Judgment Day: How Historical Leaders Can Inform Everyone’s Everyday Decisions

Sir Winston Churchill’s May 1940 argument to his War Cabinet to reject Adolf Hitler’s entreaty to discuss brokering a peace deal is illustrative of sound decision-making that can benefit anyone, explained Larry Arnn, Ph.D., Hillsdale College president.
“Our choices will get better if we know stories like that,” he said.
Speaking at the Oct. 27 Fridays at Findlay executive speaker breakfast hosted by the University of Findlay, the Churchill expert’s discussion about leadership focused on valuable lessons imparted by such “geniuses” whose philosophical tenets, reinforced through politics, shaped the world and can serve as models for our everyday lives.
Click here to view Arnn’s entire lecture.
Arnn, who also teaches college courses on Aristotle and the U.S. Constitution, pointed out that difficult decisions, made daily, are influenced by knowledge and an “inner voice.” Aristotle, he said, maintained we all “long for the good, and the highest form of good is the beautiful.” Contemplating both the means and the ends, and weighing our own desires, in relation to their affect on others, is beneficial, he said.
“Pericles was a paragon of choosing. And why was he? Aristotle says that the hardest choices, the choices of life and death that involve millions of people, are made in politics,” and that situational factors, particularly the details, play a large role, Arnn noted. “Is it wrong to steal? Is it wrong to steal bread if your children are starving? Is it wrong to kill? Is it wrong to kill Hitler?”
Churchill, perhaps best known for his bold decisions and courage during World War II, “was afraid of war,” Arnn said. The statesman characterized it as unnecessary, and foresaw the dangers of technology in the form of more efficient lethal weapons that have the ability to destroy humanity, he continued.
“In an essay titled ‘Shall We All Commit Suicide’ in 1925 Churchill writes: ‘Mankind has never been in this position before. Without improving appreciably in virtue or enjoying wiser guidance, he has got into his hands at last the means of his own destruction. Death stands waiting at attention, silent and expectant, waiting for a single word from a frail being so long his servant, now for once his master,’” Arnn recited.

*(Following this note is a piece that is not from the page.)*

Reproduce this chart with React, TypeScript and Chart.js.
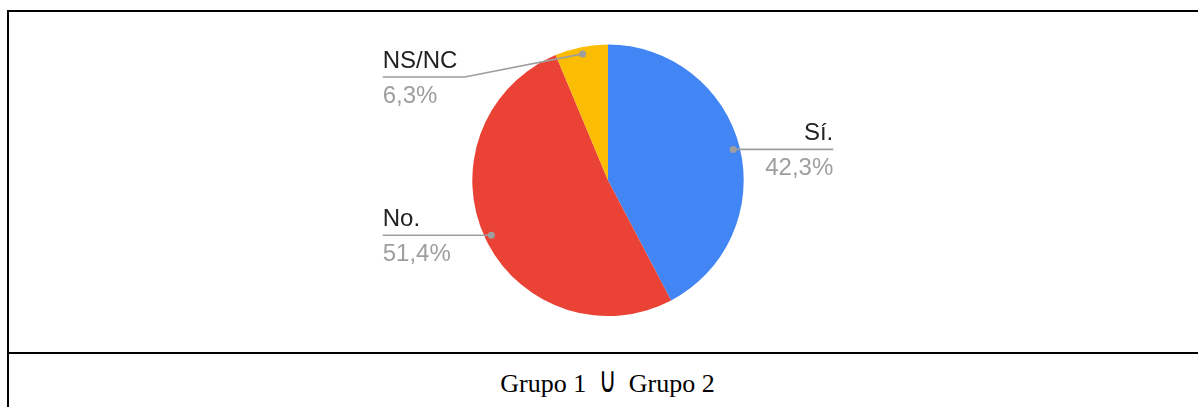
import React, { useEffect, useRef } from "react";
import { Chart, registerables } from "chart.js";

Chart.register(...registerables);

const categories = ["Sí.", "No.", "NS/NC"];
const values = [42.3, 51.4, 6.3];
const percentLabels = ["42,3%", "51,4%", "6,3%"];
const colors = ["#4285F4", "#EA4335", "#FBBC04"];
const captionParts = ["Grupo 1 ", "∪", " Grupo 2"];

const labelFont = '24px "Liberation Sans", Arial, sans-serif';

const leaderPlugin = {
  id: "leaders",
  afterDatasetsDraw(chart: any) {
    const ctx = chart.ctx as CanvasRenderingContext2D;
    const meta = chart.getDatasetMeta(0);
    meta.data.forEach((arc: any, i: number) => {
      const { x, y, startAngle, endAngle, outerRadius } = arc.getProps(
        ["x", "y", "startAngle", "endAngle", "outerRadius"],
        true
      );
      const mid = (startAngle + endAngle) / 2;
      const dx = x + Math.cos(mid) * outerRadius * 0.95;
      const dy = y + Math.sin(mid) * outerRadius * 0.95;
      const right = Math.cos(mid) >= 0;
      const labelX = right ? x + outerRadius * 1.66 : x - outerRadius * 1.66;
      const minY = y - outerRadius * 0.761;
      const ly = Math.max(dy, minY);
      ctx.save();
      ctx.strokeStyle = "#9e9e9e";
      ctx.lineWidth = 1.6;
      ctx.beginPath();
      ctx.moveTo(dx, dy);
      if (Math.abs(ly - dy) > 0.5) {
        ctx.lineTo(labelX + (right ? -82 : 82), ly);
      }
      ctx.lineTo(labelX, ly);
      ctx.stroke();
      ctx.fillStyle = "#9e9e9e";
      ctx.beginPath();
      ctx.arc(dx, dy, 3.5, 0, Math.PI * 2);
      ctx.fill();
      ctx.font = labelFont;
      ctx.textAlign = right ? "right" : "left";
      ctx.textBaseline = "alphabetic";
      ctx.fillStyle = "#222222";
      ctx.fillText(categories[i], labelX, ly - 9);
      ctx.fillStyle = "#9e9e9e";
      ctx.fillText(percentLabels[i], labelX, ly + 26);
      ctx.restore();
    });
  },
};

export default function App() {
  const canvasRef = useRef<HTMLCanvasElement | null>(null);

  useEffect(() => {
    if (!canvasRef.current) return;
    const chart = new Chart(canvasRef.current, {
      type: "pie",
      data: {
        labels: categories,
        datasets: [
          {
            data: values,
            backgroundColor: colors,
            borderWidth: 0,
            hoverOffset: 0,
            offset: 0,
          },
        ],
      },
      options: {
        responsive: false,
        animation: false,
        events: [],
        layout: { padding: { left: 300, right: 299, top: 32.6, bottom: 36 } },
        plugins: {
          legend: { display: false },
          tooltip: { enabled: false },
        },
      },
      plugins: [leaderPlugin],
    });
    return () => chart.destroy();
  }, []);

  return (
    <div style={{ position: "fixed", inset: 0, overflow: "hidden", background: "#fff" }}>
      <div
        style={{
          position: "absolute",
          left: 7,
          top: 10,
          width: 1197,
          borderTop: "2px solid #000",
          borderLeft: "2px solid #000",
          borderRight: "2px solid #000",
        }}
      >
        <div style={{ height: 340, position: "relative" }}>
          <canvas ref={canvasRef} width={1197} height={340} style={{ display: "block" }} />
        </div>
        <div
          style={{
            borderTop: "2px solid #000",
            height: 60,
            boxSizing: "border-box",
            paddingTop: 17,
            textAlign: "center",
            fontFamily: '"Liberation Serif", "Times New Roman", serif',
            fontSize: 26,
            lineHeight: "26px",
            color: "#000",
            whiteSpace: "pre",
          }}
        >
          {captionParts[0]}
          <span
            style={{
              display: "inline-block",
              fontFamily: '"DejaVu Sans", sans-serif',
              fontSize: 24,
              margin: "0 6px",
              transform: "scaleY(1.5)",
              transformOrigin: "50% 78%",
            }}
          >
            {captionParts[1]}
          </span>
          {captionParts[2]}
        </div>
      </div>
    </div>
  );
}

Yet despite his fear, Churchill argued to continue Britain’s involvement in the war, given the humanitarian toll it was exacting, and his prescient views about eventual United States involvement that he predicted would turn the tide.
“We make a living by what we get. We make a life by what we give,” Churchill is known to have said.
“In the lives of the great statesman, you can see they exhibited these characteristics,” Arnn said. “Genius is a transcendent ability. One way to get it (choices) right is to study the people who have.”